Not All of the Young Love Obama

I was talking to a 20-year-old I know the other day. She lives in a summer resort, where there are lots of summer jobs. However, she cannot get an employer to give her more than 29 hours a week, despite her willingness and motivation to work 40 hours or more.

Why not? Because of Obamacare, she’s being told. Many employers cannot afford to hire employees over a certain number of hours. If they do, they’re subjected to untold government mandates, requirements, fines and restrictions to ensure everyone has health insurance. I’m hearing this from more established employees as well, people whose bosses lay them off and then rehire them as private contractors, so they don’t have to meet Obama’s edicts from above. 

So much for Obamacare helping the young people. And so much for Obamacare helping the economy.

This 20-year-old commented, ‘I don’t, for the life of me, understand how anyone can support Obamacare—or Obama, either.’ Is she a big, anti-abortion, anti-gay Republican? Not at all, she said. But she’s no Obama supporter, either. 

She gets it. She understands what her supposed-to-be-heroes in Washington D.C. are able to understand, but choose to evade because of their incredible narcissism. It’s the # 1 principle of economics, understandable to any layperson: Government mandates on business are always passed on to the customer—and the employee. 

It’s well and good for a politician to stand up and say, ‘Look at me. I just guaranteed you health insurance.’ But at what cost? That’s what they never tell you. You’re left to discover that on your own.

And when you find out, what are you told? ‘It’s the evil selfishness of your employers. They’re greedy profit-mongers, and we need to shake them down more.’ They have nicer-sounding phrases than ‘shaking down,’ but that’s really what it is ‘ legalized mob rule. 

If this is the meaning of ‘the youth vote,’ the young lady with whom I was talking is not part of the trend. I have a hunch she’s not the only one.

Young people are among the hardest hit by mandates like Obamacare, business regulations, high taxes, and the like. Unlike more established people, who can usually afford these ten and fifteen percent hits from taxes, as well as the ‘hidden’ costs of mandates and regulations on business, they have no room to spare.

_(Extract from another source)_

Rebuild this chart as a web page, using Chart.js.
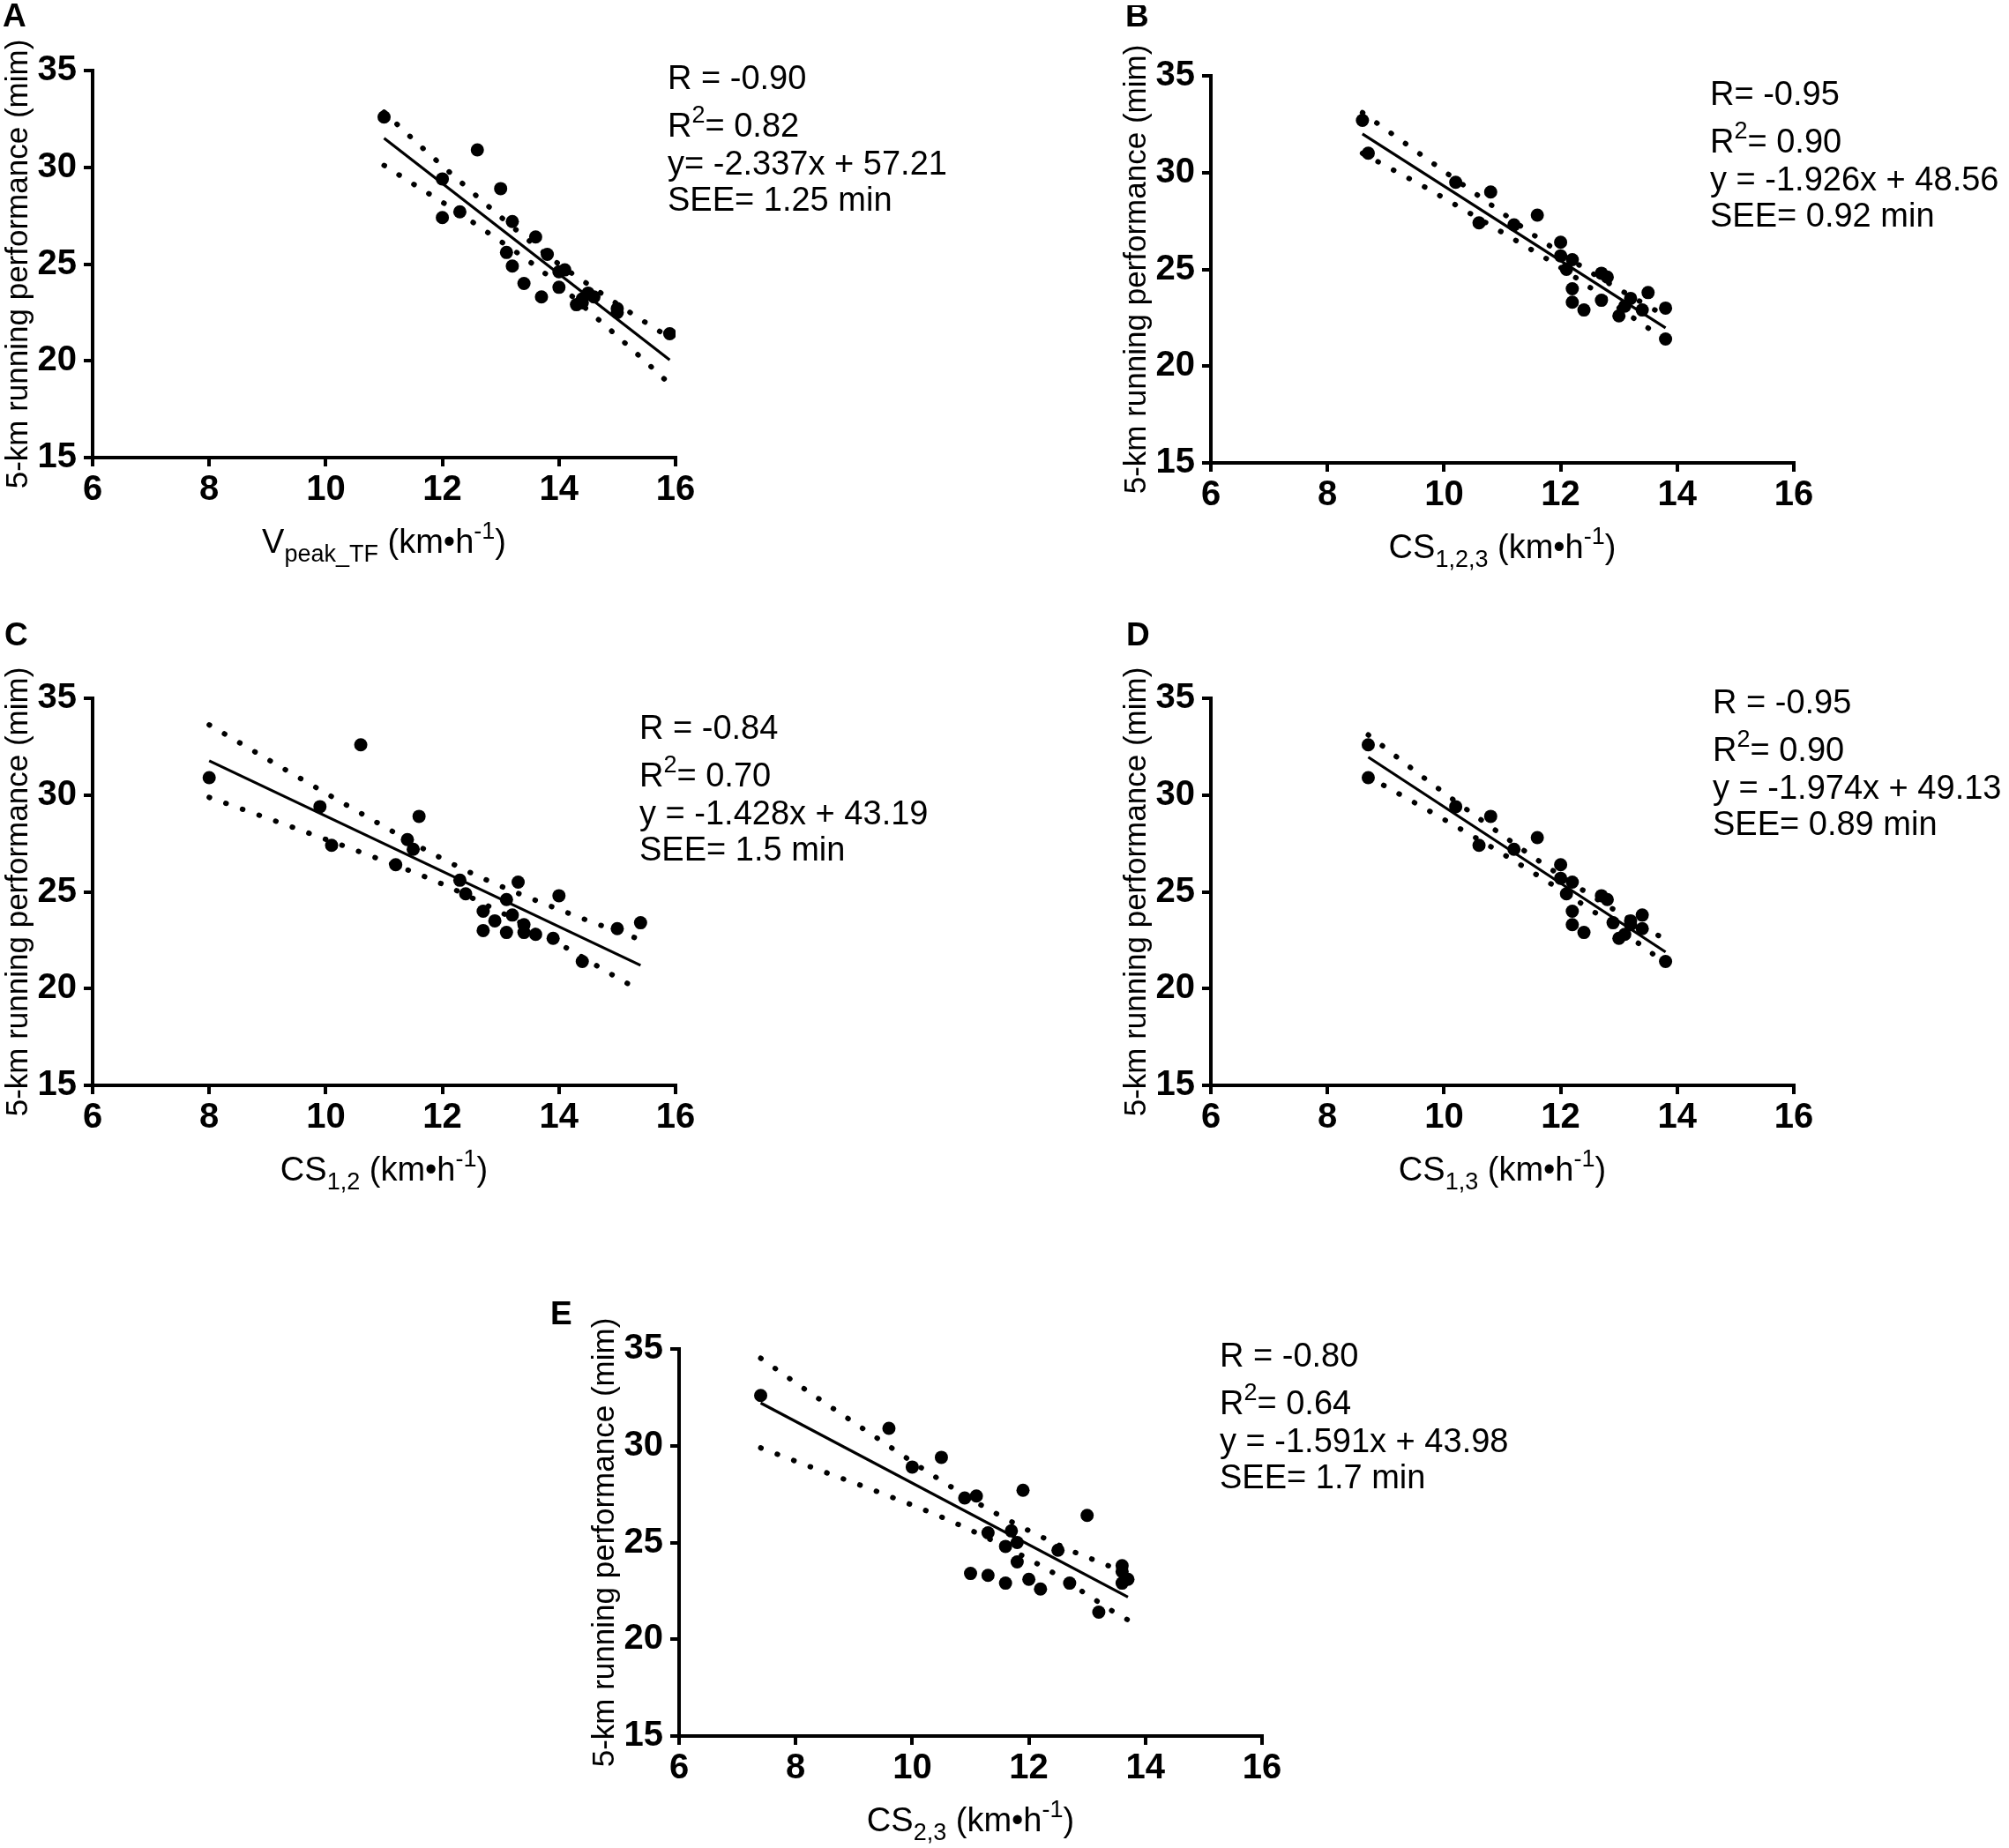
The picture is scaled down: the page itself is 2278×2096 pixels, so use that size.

Not that these hits and taxes don’t hurt most of those who are middle-aged; but they can still get through the day. Not that the government has any right to shake anyone down in this way, young or old. But the majority of us let these political hacks and creeps do it.

The young people are the ones paying the price for the need of politicians like Obama to say, ‘Look at me. I’m a virtuous genius.’ (Insert applause here.)

Obamacare is the Mother of all Mandates. It not only heaps untold obligations on struggling businesses like restaurants (have you ever tried owning a restaurant, you Obama voters?) It hurts the staff as well, and many of them are younger people. And it’s just getting started. 

On top of it all, Obamacare attempts to utilize the embattled IRS to make sure that every person in the country purchases, or at least takes part in some government-funded insurance collective. How well do you think that’s going to work out? 

It’s one thing for a young person to be persuaded to vote for Obama because it’s ‘cool,’ and because his or her friends are doing it. Do you think most young people will take the time—or even have the time—to go through the government red tape that will be involved in joining these collectives? This will be interesting to watch.

Obamacare proponents brag that the law forces insurance companies to keep ‘children’ on their insurance plans until they’re 26. What kind of young person wants to be tied to his parents until he’s 26? In what world do these people live, if they think young people actually want this? How about opening up the marketplace? How about deregulating the entire insurance industry, and stop subsidizing it so people will have to shop in a competitive marketplace for insurance? We have yet to even give it a chance. If the marketplace is good enough for cars, groceries, haircuts, smart phones and iPods, then why not health care too?

Today’s 18 and 20-year-olds were taught the same philosophical claptrap the rest of us were taught: ‘We are all our brother’s keepers.’ The problem with this idea is that it’s always somebody else being forced to do the keeping. That somebody else supposedly has an endless supply of wealth and goodwill—extracted at gunpoint, by the government—so that they may keep us in the manner they wish us to be accustomed (i.e., as political supporters). But in actual practice, it does not and never will work out that way.

Perhaps, in the end, this is why the only thing the government really has to offer us in the ‘welfare’ department are food stamps, crappy government insurance and supplemental income in old age (paid for by huge premiums called payroll taxes, for those who work.) It really isn’t such a good deal, a fair deal, a new deal or any of the other ridiculous things it has been called over the decades. 

Once more young people start to realize this, it will all really get very interesting.